From Deseret News archives:
Family's plea: Tie down car loads
All that remains of Meredith Deckard's tragic accident is a severely beaten bronze car — one that her family does not want Utah to forget.
Last December, Deckard was driving home from work along I-15 in Ogden. Suddenly, a box fell off the back of a truck in front of her. She swerved to miss it. In the chaos that ensued, she was T-boned by a semitrailer truck on her passenger side.
Forty days later, she succumbed to her injuries in McKay-Dee Hospital, leaving behind three sons and a grieving partner.
Now her family, including her partner, Bekah Moore, and her oldest son, CJ Frank, have joined the Utah Department of Transportation's Litter Hurts campaign, pleading with Utahns to tie down their vehicle's luggage so that Deckard's tragedy doesn't have to happen again.
"My children won't know my mom," Frank said Tuesday, holding back tears as he addressed a crowd gathered at UDOT's Maintenance Center in Murray, "all because someone didn't take five minutes to tie down their load."
Behind him was an enormous pile of ladders, boxes, couches and chairs, an unmarked headstone for those killed or injured in accidents such as Deckard's. UDOT employees had collected the items off the highways.

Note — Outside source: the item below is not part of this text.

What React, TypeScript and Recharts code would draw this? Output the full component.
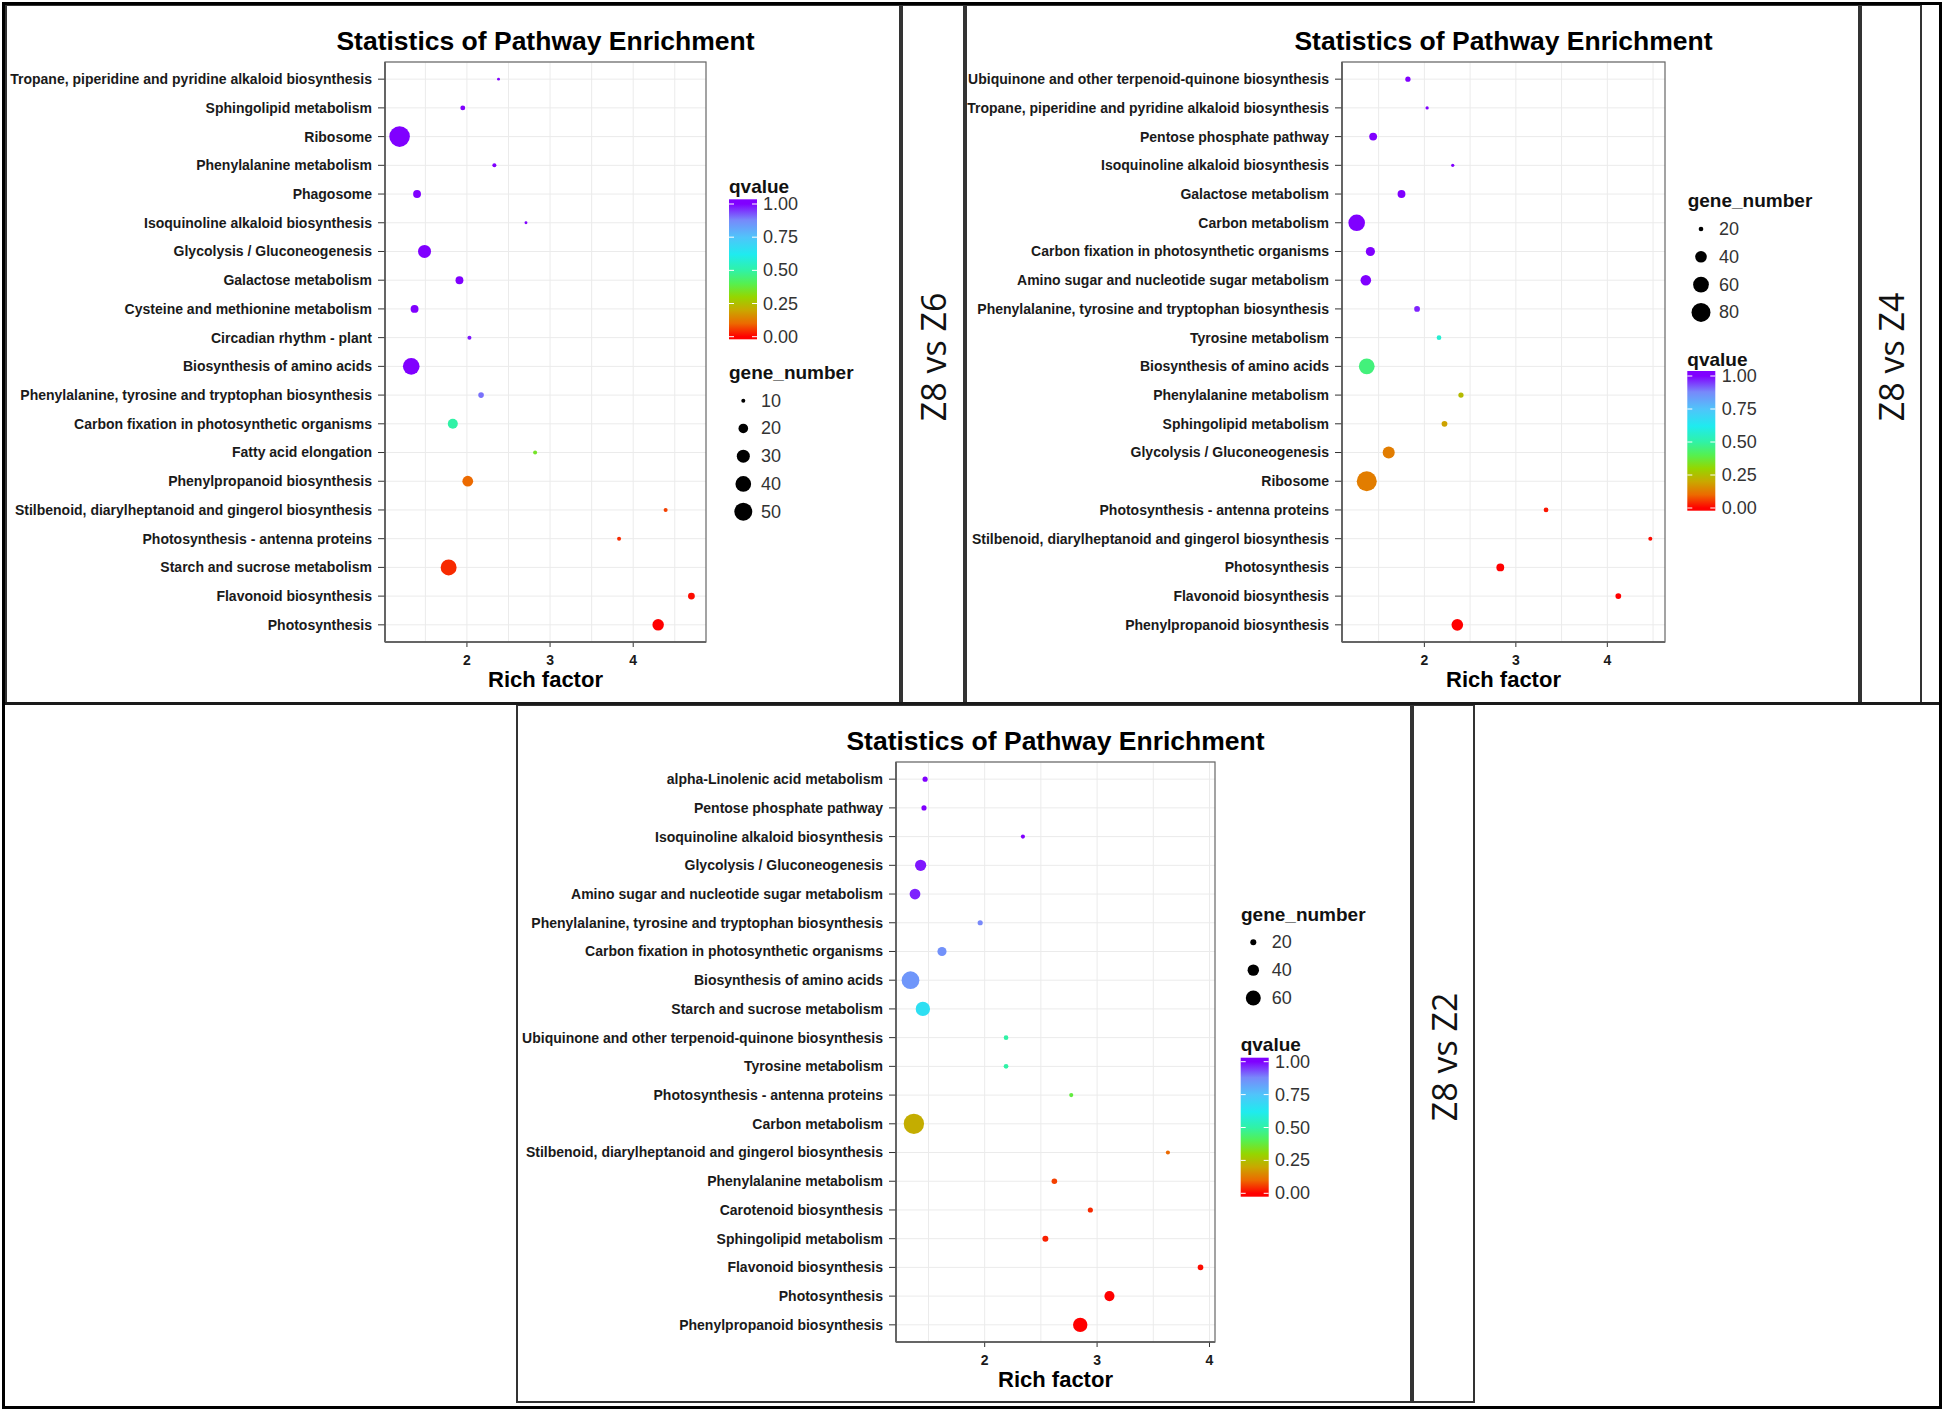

About 46 percent of Utahns have experienced damage to their automobiles as a result of cargo falling off the back of a car, according to a Dan Jones and Associates 2008 statewide survey. Deckard's lethal accident was one of two that year.
"Litter isn't just a nuisance, it is truly something dangerous," said John Fjord, UDOT executive director. Thankfully, Utah has seen a 22 percent decrease in the number of crashes since the Litter Hurts campaign began, Fjord said.
Deckard's family aims to keep reducing those numbers until there isn't one crash on Utah's highways because of a lawn chair or a box of tools that wasn't tied down. Frank said they decided to donate his mother's car to UDOT so it can be kept on display as a reminder of what his family lost. The driver likely never even knew that his or her lost cargo caused a deadly crash, he said. Frank said he isn't angry at the faceless driver.
"Please, I just plead to the community and all of Utah, please make sure your load is tied down," he said.
Moore, Deckard's partner, said they made a decision as a family to turn this tragedy into something positive. Both Frank and Moore have enrolled at Weber State University to become involved in saving lives — he through Life Flight training, she through health care. Deckard's life motto was "givers gain, takers lose," and there's hardly a better way to honor the memory of a giving mother and community volunteer than to give everyone else the right she was robbed of, Moore said: a safe drive home.